Start Data for this exercise
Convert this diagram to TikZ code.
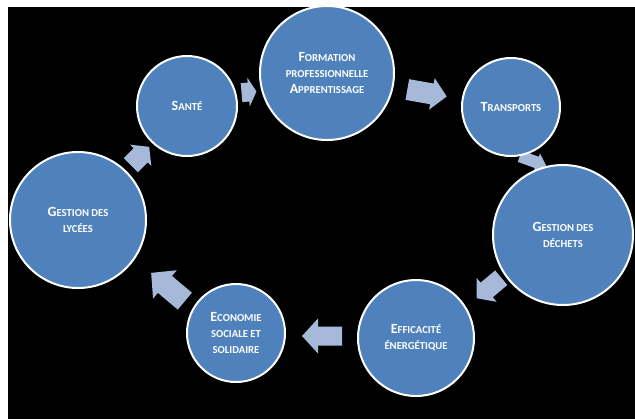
\documentclass[tikz,border=0pt]{standalone}
\usepackage{fontspec}
\setmainfont{Carlito}
\definecolor{cblue}{HTML}{4F81BD}
\definecolor{afill}{HTML}{A7B9D9}
\newcommand\Fc[1]{{\fontsize{10.5}{11.25}\selectfont #1}}
\newcommand\Rc[1]{{\fontsize{8}{11.25}\selectfont #1}}
% x, y, angle, length, shaft width, head width, head length
\newcommand\barrow[7]{%
\begin{scope}[shift={(#1,#2)},rotate=#3]
\fill[afill] (-#4/2,-#5/2) -- (#4/2-#7,-#5/2) -- (#4/2-#7,-#6/2) -- (#4/2,0)
  -- (#4/2-#7,#6/2) -- (#4/2-#7,#5/2) -- (-#4/2,#5/2) -- cycle;
\end{scope}}
\tikzset{
  circ/.style={circle, fill=cblue, draw=white, line width=1.5pt, inner sep=0pt,
    text=white, font=\bfseries, align=center}
}
\begin{document}
\begin{tikzpicture}[x=0.75pt,y=-0.75pt]
\useasboundingbox (0,0) rectangle (635,419);
\fill[white] (0,0) rectangle (635,419);
\fill[black] (8,7) rectangle (635,419);
% arrows
\barrow{140}{156}{45}{26}{20}{30}{12}
\barrow{249}{92}{5}{15}{19}{29}{8}
\barrow{427}{93}{-10}{40}{21}{32}{15}
\barrow{533}{161}{-20}{28}{12}{19}{10}
\barrow{489}{288}{-140}{32}{19}{31}{13}
\barrow{322}{336}{180}{40}{19}{35}{16}
\barrow{168}{287}{140}{44}{22}{37}{18}
% circles
\begin{scope}
\clip (8,7) rectangle (635,419);
\node[circ, minimum size=75pt] (sante) at (187,106) {\Fc{S}\Rc{ANTÉ}};
\node[circ, minimum size=100.5pt] (formation) at (327,73) {\Fc{F}\Rc{ORMATION}\\\Rc{PROFESSIONNELLE}\\\Fc{A}\Rc{PPRENTISSAGE}};
\node[circ, minimum size=73.5pt] (transports) at (511,107) {\Fc{T}\Rc{RANSPORTS}};
\node[circ, minimum size=105pt] (dechets) at (563,235) {\Fc{G}\Rc{ESTION DES}\\\Rc{DÉCHETS}};
\node[circ, minimum size=87pt] (efficacite) at (416,338) {\Fc{E}\Rc{FFICACITÉ}\\\Rc{ÉNERGÉTIQUE}};
\node[circ, minimum size=73.5pt] (economie) at (236,333) {\Fc{E}\Rc{CONOMIE}\\\Rc{SOCIALE ET}\\\Rc{SOLIDAIRE}};
\node[circ, minimum size=102pt] (lycees) at (78,220) {\Fc{G}\Rc{ESTION DES}\\\Rc{LYCÉES}};
\end{scope}
\end{tikzpicture}
\end{document}
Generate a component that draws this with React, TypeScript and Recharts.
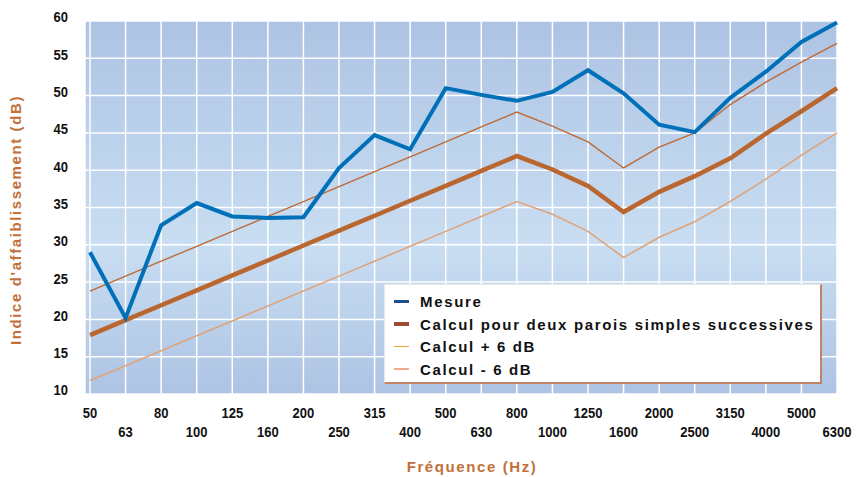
End Data for this exercise
## To be done
Transcribe the material exactly, keeping every word and none of the pictures.

## Response to this task
Convert this diagram to TikZ code.
\documentclass[tikz,border=0pt]{standalone}
\usepackage{fontspec}
\setmainfont{Carlito}
\definecolor{cblue}{HTML}{4F81BD}
\definecolor{afill}{HTML}{A7B9D9}
\newcommand\Fc[1]{{\fontsize{10.5}{11.25}\selectfont #1}}
\newcommand\Rc[1]{{\fontsize{8}{11.25}\selectfont #1}}
% x, y, angle, length, shaft width, head width, head length
\newcommand\barrow[7]{%
\begin{scope}[shift={(#1,#2)},rotate=#3]
\fill[afill] (-#4/2,-#5/2) -- (#4/2-#7,-#5/2) -- (#4/2-#7,-#6/2) -- (#4/2,0)
  -- (#4/2-#7,#6/2) -- (#4/2-#7,#5/2) -- (-#4/2,#5/2) -- cycle;
\end{scope}}
\tikzset{
  circ/.style={circle, fill=cblue, draw=white, line width=1.5pt, inner sep=0pt,
    text=white, font=\bfseries, align=center}
}
\begin{document}
\begin{tikzpicture}[x=0.75pt,y=-0.75pt]
\useasboundingbox (0,0) rectangle (635,419);
\fill[white] (0,0) rectangle (635,419);
\fill[black] (8,7) rectangle (635,419);
% arrows
\barrow{140}{156}{45}{26}{20}{30}{12}
\barrow{249}{92}{5}{15}{19}{29}{8}
\barrow{427}{93}{-10}{40}{21}{32}{15}
\barrow{533}{161}{-20}{28}{12}{19}{10}
\barrow{489}{288}{-140}{32}{19}{31}{13}
\barrow{322}{336}{180}{40}{19}{35}{16}
\barrow{168}{287}{140}{44}{22}{37}{18}
% circles
\begin{scope}
\clip (8,7) rectangle (635,419);
\node[circ, minimum size=75pt] (sante) at (187,106) {\Fc{S}\Rc{ANTÉ}};
\node[circ, minimum size=100.5pt] (formation) at (327,73) {\Fc{F}\Rc{ORMATION}\\\Rc{PROFESSIONNELLE}\\\Fc{A}\Rc{PPRENTISSAGE}};
\node[circ, minimum size=73.5pt] (transports) at (511,107) {\Fc{T}\Rc{RANSPORTS}};
\node[circ, minimum size=105pt] (dechets) at (563,235) {\Fc{G}\Rc{ESTION DES}\\\Rc{DÉCHETS}};
\node[circ, minimum size=87pt] (efficacite) at (416,338) {\Fc{E}\Rc{FFICACITÉ}\\\Rc{ÉNERGÉTIQUE}};
\node[circ, minimum size=73.5pt] (economie) at (236,333) {\Fc{E}\Rc{CONOMIE}\\\Rc{SOCIALE ET}\\\Rc{SOLIDAIRE}};
\node[circ, minimum size=102pt] (lycees) at (78,220) {\Fc{G}\Rc{ESTION DES}\\\Rc{LYCÉES}};
\end{scope}
\end{tikzpicture}
\end{document}
Generate a component that draws this with React, TypeScript and Recharts.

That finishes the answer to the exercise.